## START Raw records

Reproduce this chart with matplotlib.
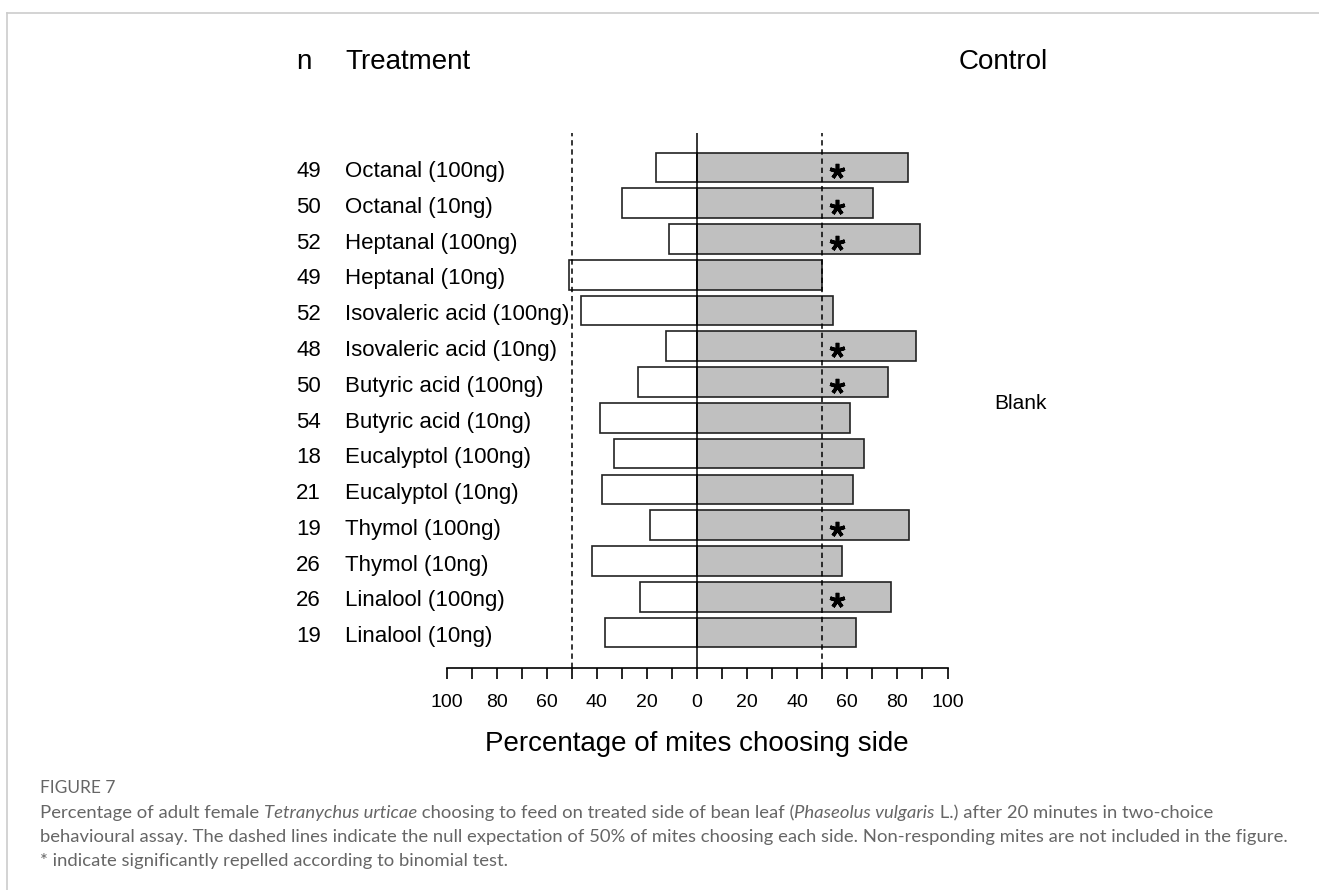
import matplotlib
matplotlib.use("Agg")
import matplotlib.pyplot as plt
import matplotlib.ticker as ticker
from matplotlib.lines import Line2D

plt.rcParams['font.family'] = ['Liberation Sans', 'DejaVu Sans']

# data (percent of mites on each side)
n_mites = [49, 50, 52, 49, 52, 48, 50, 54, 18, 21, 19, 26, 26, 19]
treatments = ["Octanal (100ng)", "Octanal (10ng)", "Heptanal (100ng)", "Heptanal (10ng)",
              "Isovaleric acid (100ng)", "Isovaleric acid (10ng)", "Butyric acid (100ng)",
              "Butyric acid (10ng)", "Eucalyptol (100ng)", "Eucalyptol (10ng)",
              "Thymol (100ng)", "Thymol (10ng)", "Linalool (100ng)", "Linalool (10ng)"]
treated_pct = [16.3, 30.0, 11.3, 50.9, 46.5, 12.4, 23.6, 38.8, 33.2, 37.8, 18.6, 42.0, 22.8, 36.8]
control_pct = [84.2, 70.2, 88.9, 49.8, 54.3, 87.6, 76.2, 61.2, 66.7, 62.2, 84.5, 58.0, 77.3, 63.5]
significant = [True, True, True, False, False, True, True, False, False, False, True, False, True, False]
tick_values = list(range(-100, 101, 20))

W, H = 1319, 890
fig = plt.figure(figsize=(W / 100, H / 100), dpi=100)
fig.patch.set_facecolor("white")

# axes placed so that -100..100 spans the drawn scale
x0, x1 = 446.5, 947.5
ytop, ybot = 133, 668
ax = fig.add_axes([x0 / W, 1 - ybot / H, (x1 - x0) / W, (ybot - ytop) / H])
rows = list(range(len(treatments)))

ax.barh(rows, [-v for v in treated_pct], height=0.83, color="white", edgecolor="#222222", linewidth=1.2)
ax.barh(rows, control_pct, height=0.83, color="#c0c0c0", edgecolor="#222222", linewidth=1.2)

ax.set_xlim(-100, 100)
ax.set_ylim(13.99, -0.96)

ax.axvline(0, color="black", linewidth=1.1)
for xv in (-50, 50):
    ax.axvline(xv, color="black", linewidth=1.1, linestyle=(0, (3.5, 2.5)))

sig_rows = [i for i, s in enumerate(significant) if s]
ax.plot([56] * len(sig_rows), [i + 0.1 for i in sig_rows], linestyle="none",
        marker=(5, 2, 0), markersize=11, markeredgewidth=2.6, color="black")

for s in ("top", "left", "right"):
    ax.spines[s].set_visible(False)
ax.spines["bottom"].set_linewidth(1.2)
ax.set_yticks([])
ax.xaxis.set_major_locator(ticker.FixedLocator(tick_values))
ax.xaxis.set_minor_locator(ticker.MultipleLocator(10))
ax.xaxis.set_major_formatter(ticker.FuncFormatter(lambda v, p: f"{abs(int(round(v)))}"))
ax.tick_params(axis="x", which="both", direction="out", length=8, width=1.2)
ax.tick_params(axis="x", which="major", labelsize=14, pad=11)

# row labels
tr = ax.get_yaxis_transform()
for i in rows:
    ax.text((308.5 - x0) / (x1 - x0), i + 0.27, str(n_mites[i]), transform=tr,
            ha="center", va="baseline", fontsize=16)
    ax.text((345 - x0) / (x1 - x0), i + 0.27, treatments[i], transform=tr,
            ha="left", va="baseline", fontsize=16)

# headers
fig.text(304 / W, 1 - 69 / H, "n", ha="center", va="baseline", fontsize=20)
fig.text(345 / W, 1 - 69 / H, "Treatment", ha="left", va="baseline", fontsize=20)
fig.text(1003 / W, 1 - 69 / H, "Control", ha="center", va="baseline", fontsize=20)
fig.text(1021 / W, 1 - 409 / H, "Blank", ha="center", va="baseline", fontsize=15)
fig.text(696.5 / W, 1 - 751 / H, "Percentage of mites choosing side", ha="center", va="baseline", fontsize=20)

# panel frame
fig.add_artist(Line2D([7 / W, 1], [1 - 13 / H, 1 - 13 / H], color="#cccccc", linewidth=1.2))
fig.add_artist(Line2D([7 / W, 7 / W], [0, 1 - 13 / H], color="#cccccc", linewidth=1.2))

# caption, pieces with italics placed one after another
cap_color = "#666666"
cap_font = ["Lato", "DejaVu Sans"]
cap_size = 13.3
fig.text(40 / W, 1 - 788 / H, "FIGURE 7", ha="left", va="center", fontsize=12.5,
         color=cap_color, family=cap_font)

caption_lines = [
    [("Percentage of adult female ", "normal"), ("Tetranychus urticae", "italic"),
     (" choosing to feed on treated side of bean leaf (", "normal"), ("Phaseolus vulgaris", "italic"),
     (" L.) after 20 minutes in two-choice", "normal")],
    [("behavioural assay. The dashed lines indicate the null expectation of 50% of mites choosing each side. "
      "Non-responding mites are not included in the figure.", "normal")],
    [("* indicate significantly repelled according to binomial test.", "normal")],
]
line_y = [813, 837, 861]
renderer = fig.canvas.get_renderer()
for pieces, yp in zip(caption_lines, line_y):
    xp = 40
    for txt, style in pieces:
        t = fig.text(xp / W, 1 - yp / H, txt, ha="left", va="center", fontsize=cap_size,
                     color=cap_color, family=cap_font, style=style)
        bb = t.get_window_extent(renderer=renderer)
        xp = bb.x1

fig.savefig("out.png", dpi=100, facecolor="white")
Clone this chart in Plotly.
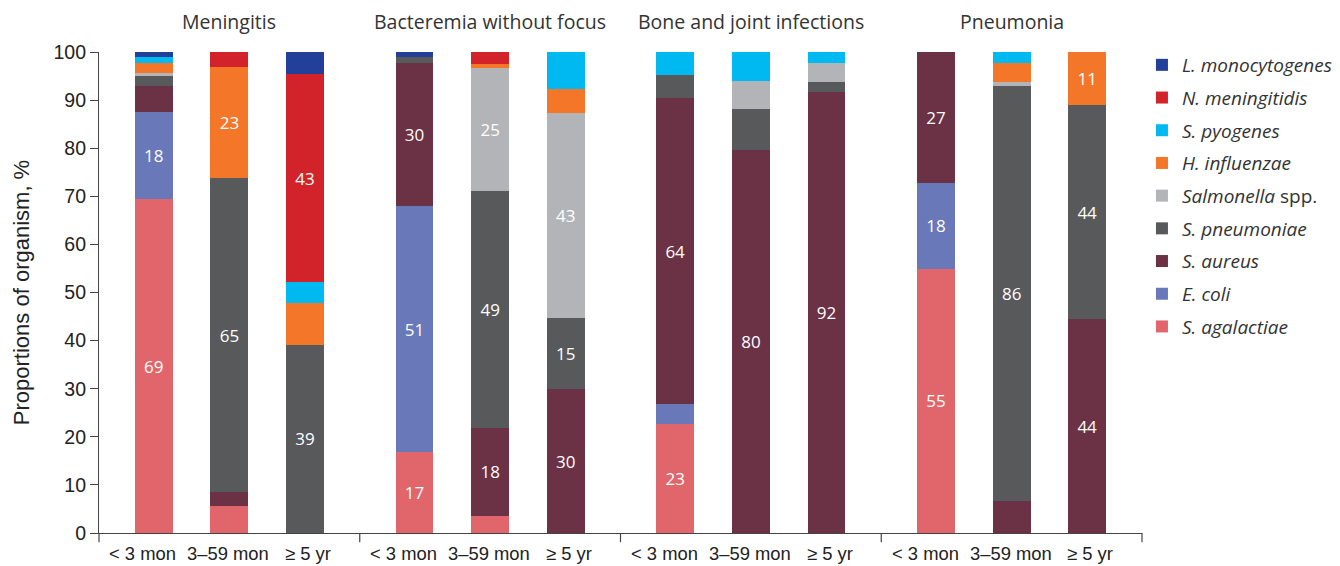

## END Raw records

Repeat the records above exactly, from the first line through the line containing "plt.rcParams['font.family'] = ['Liberation", and leave out the pictures.

Reproduce this chart with matplotlib.
import matplotlib
matplotlib.use("Agg")
import matplotlib.pyplot as plt
import matplotlib.ticker as ticker
from matplotlib.lines import Line2D

plt.rcParams['font.family'] = ['Liberation Sans', 'DejaVu Sans']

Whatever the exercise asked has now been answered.